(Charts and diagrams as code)
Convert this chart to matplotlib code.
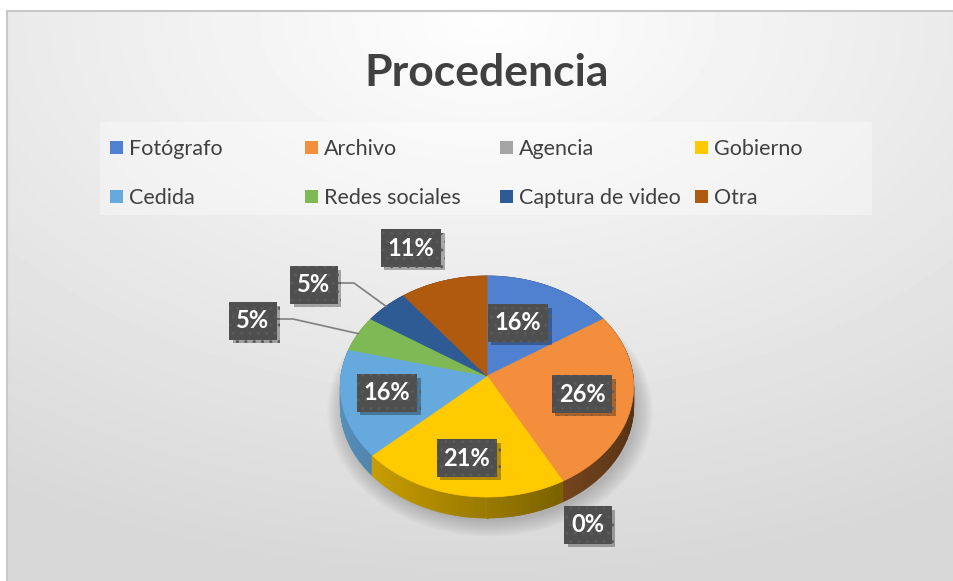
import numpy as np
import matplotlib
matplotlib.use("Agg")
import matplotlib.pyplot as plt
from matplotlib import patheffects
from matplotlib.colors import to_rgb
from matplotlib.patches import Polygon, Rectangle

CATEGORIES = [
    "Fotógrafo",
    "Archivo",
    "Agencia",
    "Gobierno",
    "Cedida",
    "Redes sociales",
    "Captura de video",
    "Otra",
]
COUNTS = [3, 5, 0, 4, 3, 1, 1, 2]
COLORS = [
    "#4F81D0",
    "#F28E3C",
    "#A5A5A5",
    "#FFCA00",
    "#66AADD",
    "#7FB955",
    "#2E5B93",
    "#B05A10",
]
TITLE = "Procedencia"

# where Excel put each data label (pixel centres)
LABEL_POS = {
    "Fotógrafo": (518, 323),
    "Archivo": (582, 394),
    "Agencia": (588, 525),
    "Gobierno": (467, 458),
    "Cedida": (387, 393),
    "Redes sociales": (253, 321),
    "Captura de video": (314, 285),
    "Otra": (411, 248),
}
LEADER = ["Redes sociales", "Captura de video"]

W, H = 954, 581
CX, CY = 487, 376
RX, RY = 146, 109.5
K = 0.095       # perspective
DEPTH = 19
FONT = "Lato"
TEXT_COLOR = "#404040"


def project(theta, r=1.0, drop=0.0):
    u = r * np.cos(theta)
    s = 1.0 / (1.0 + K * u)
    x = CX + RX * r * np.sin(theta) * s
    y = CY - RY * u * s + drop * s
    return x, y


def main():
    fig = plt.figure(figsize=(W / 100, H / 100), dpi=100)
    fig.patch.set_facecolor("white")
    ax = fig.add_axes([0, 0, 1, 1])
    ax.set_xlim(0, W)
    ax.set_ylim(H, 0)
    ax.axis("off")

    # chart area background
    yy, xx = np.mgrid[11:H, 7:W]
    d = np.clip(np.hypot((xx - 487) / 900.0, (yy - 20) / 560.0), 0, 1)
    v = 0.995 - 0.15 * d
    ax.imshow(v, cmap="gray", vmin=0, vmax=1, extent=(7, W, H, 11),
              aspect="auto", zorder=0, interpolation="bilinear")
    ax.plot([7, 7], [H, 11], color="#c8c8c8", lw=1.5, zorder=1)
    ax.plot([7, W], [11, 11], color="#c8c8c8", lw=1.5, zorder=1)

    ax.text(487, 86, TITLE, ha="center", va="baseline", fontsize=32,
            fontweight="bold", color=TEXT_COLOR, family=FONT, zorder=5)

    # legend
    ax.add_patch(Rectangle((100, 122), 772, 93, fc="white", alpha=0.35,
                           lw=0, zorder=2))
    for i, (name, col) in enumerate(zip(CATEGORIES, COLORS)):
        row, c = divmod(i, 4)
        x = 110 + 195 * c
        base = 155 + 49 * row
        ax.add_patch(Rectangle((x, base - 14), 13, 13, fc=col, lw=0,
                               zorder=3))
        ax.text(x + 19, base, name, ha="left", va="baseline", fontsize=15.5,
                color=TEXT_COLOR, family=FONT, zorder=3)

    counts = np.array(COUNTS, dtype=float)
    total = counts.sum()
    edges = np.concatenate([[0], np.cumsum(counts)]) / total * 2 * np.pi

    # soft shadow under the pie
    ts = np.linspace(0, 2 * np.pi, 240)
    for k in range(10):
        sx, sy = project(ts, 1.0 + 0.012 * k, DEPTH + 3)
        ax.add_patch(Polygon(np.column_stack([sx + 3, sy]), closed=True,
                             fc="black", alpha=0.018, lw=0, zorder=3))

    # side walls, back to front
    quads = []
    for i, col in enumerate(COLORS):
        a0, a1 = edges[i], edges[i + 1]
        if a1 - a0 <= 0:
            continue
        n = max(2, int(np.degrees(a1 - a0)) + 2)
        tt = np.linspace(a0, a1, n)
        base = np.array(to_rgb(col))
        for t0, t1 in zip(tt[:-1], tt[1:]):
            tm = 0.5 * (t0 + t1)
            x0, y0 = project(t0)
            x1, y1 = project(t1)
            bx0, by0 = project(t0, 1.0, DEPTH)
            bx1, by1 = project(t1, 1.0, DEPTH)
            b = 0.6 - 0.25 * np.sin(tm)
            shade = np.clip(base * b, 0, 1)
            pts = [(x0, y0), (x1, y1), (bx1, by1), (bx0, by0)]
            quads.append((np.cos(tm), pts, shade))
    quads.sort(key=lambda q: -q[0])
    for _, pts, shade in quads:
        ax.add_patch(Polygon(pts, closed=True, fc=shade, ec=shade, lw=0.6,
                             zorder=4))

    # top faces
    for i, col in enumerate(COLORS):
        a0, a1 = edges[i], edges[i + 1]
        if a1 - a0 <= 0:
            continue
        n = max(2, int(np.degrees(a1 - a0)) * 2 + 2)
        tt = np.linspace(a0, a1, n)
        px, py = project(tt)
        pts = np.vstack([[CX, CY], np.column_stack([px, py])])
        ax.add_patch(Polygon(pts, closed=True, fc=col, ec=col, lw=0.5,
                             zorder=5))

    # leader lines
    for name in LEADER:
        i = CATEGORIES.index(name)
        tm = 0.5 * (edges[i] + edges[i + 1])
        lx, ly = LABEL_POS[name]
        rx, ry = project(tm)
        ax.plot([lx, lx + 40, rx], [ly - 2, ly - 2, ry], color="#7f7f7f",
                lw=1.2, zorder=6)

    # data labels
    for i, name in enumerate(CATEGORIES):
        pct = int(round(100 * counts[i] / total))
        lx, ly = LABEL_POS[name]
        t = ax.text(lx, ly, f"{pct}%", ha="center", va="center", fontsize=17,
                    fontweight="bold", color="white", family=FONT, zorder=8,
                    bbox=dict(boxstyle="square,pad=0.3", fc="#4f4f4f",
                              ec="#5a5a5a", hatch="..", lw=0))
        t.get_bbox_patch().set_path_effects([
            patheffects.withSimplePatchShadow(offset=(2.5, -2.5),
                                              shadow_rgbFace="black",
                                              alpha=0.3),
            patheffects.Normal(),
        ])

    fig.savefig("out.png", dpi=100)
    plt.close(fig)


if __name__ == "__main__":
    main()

* * *

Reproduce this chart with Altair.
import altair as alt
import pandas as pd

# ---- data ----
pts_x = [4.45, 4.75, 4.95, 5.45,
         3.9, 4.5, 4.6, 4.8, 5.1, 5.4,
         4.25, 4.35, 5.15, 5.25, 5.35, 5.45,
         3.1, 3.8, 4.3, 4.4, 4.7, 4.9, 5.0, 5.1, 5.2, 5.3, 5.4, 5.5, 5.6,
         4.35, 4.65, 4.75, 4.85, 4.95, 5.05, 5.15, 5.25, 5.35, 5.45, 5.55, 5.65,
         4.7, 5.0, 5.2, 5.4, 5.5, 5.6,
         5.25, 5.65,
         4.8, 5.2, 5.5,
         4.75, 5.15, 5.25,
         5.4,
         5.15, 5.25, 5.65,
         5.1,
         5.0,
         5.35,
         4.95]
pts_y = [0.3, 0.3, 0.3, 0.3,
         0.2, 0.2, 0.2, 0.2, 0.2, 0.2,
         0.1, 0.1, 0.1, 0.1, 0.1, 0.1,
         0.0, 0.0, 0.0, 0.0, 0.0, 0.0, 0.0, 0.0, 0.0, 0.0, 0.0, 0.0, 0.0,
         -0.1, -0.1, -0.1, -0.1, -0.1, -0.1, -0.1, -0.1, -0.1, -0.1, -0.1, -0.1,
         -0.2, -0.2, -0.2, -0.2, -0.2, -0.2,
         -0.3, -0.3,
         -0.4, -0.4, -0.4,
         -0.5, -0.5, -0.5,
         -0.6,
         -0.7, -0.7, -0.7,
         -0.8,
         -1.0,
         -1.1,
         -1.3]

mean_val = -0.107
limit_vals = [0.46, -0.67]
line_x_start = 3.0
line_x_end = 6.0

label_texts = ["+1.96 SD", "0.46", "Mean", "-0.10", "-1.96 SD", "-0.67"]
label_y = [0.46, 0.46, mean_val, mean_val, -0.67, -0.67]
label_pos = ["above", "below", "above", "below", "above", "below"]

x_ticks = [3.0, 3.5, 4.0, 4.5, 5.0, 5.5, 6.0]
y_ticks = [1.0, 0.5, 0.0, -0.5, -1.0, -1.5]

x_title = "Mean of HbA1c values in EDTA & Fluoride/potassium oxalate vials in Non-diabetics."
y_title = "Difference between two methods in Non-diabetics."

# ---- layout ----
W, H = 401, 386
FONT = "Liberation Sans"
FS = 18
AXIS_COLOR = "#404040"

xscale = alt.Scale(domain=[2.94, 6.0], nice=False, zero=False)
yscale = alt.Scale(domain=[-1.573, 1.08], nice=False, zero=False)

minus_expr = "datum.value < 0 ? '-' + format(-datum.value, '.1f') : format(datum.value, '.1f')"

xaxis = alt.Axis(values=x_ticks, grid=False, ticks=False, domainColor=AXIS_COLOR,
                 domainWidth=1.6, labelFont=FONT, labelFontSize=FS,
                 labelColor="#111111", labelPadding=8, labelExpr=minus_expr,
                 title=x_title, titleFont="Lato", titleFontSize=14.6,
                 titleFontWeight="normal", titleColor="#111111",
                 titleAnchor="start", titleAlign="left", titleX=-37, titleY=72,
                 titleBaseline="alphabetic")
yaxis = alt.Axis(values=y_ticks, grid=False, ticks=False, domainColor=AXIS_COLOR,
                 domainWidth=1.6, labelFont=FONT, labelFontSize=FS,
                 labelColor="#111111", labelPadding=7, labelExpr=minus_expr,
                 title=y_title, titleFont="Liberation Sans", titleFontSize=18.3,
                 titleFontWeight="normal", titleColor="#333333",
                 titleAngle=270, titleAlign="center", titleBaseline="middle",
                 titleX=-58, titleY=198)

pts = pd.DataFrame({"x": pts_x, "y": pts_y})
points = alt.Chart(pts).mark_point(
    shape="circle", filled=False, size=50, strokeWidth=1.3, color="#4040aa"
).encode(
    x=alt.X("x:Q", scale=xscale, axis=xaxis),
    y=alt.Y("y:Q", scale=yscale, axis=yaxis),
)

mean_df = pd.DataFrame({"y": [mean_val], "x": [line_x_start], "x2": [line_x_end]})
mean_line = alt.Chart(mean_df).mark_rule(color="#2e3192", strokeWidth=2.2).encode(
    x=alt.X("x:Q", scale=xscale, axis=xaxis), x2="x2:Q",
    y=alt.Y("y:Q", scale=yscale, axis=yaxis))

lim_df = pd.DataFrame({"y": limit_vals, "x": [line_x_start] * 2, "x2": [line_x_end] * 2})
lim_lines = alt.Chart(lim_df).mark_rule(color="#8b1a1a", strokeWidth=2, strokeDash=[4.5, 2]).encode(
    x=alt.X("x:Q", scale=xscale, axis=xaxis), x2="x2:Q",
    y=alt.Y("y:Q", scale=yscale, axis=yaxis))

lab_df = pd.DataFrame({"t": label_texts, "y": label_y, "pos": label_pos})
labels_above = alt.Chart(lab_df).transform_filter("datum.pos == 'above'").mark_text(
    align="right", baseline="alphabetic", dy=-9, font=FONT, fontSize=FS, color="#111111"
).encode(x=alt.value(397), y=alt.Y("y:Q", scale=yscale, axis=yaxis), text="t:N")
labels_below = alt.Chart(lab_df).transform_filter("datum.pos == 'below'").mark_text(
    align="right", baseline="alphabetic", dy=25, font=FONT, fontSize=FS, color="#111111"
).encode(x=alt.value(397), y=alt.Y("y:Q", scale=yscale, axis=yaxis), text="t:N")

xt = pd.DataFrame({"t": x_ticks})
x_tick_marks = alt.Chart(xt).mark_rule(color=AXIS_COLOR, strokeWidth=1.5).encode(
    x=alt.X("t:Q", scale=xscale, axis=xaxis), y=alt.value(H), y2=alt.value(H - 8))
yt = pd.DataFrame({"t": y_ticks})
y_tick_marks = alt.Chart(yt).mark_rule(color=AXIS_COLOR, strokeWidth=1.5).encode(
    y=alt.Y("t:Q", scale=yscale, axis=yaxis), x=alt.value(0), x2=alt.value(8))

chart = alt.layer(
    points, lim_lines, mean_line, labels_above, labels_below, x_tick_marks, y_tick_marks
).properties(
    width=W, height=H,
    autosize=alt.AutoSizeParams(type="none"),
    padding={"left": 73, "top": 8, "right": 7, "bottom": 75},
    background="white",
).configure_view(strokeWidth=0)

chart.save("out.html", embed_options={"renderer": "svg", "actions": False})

...

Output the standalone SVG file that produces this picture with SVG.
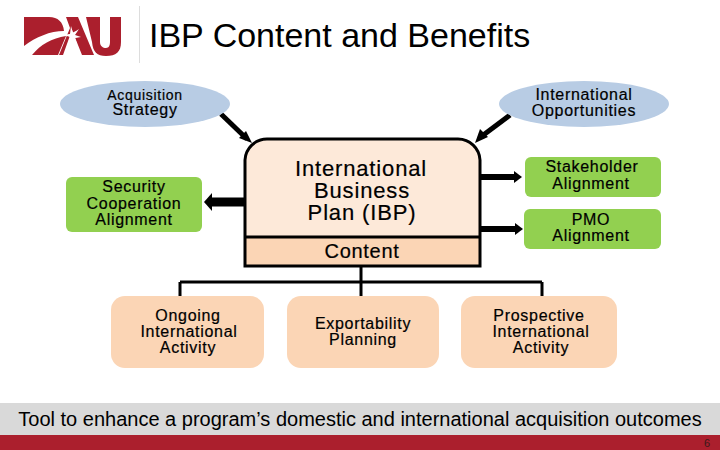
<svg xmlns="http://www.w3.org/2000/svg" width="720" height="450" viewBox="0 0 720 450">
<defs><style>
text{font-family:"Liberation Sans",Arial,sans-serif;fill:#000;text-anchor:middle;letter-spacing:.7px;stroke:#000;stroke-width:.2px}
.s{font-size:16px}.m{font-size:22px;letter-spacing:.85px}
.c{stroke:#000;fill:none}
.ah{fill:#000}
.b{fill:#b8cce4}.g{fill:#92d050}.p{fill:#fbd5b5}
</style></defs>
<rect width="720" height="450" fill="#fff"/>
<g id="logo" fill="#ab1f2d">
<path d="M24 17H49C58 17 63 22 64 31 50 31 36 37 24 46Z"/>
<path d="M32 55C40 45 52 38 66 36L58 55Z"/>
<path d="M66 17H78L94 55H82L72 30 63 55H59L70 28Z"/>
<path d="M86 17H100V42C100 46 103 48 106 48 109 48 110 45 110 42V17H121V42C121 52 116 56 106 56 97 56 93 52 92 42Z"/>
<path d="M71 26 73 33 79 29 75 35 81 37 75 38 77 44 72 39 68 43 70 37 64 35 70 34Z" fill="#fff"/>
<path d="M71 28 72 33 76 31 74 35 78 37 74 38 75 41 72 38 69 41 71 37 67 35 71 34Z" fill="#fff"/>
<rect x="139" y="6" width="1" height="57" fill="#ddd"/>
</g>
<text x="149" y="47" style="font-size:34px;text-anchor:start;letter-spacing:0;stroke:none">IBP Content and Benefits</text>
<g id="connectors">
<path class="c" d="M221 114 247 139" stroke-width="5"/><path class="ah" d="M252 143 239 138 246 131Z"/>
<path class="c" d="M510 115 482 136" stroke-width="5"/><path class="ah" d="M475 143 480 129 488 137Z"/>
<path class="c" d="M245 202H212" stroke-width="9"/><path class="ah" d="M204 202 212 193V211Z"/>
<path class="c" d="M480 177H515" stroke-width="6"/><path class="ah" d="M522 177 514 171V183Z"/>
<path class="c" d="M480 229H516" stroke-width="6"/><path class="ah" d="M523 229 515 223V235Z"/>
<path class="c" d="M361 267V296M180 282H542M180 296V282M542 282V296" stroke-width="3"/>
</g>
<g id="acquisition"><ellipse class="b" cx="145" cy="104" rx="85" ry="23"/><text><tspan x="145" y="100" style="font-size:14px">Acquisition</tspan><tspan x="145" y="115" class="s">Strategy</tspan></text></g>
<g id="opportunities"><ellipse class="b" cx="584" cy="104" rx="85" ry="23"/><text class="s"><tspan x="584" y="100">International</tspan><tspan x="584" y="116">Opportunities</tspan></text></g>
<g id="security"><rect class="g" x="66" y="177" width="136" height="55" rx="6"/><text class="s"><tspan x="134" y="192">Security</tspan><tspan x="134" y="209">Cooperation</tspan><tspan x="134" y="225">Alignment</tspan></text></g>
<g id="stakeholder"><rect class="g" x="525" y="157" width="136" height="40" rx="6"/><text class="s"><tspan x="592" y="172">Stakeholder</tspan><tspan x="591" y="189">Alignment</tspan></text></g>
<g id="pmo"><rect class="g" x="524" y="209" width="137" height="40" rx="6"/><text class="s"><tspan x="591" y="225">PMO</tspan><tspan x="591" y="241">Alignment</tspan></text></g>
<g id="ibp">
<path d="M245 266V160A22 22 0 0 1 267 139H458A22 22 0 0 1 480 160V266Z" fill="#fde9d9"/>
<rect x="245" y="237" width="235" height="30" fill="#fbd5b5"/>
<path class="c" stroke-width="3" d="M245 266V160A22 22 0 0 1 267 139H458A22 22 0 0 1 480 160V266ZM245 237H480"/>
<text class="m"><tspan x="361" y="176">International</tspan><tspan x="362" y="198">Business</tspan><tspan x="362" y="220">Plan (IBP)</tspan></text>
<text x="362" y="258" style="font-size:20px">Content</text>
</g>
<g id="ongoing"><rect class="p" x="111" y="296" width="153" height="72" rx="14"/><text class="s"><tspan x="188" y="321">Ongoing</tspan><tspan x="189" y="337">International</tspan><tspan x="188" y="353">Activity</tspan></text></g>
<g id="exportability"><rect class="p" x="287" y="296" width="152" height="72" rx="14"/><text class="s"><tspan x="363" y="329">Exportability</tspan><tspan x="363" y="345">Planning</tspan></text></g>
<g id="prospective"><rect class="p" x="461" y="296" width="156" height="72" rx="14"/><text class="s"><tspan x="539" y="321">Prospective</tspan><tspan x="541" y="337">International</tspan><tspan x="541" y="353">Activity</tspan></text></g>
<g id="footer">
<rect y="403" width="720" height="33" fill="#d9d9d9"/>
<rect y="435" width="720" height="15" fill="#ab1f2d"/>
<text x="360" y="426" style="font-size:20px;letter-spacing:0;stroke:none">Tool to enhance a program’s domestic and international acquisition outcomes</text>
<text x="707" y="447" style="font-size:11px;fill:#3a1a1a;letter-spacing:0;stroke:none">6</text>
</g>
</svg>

Task instructions: Repeat, exactly as they stand above, the lines from the line with "Reproduce this chart with Altair." to the line with "import pandas as pd", both lines included.

Result of this exercise:
Reproduce this chart with Altair.
import altair as alt
import pandas as pd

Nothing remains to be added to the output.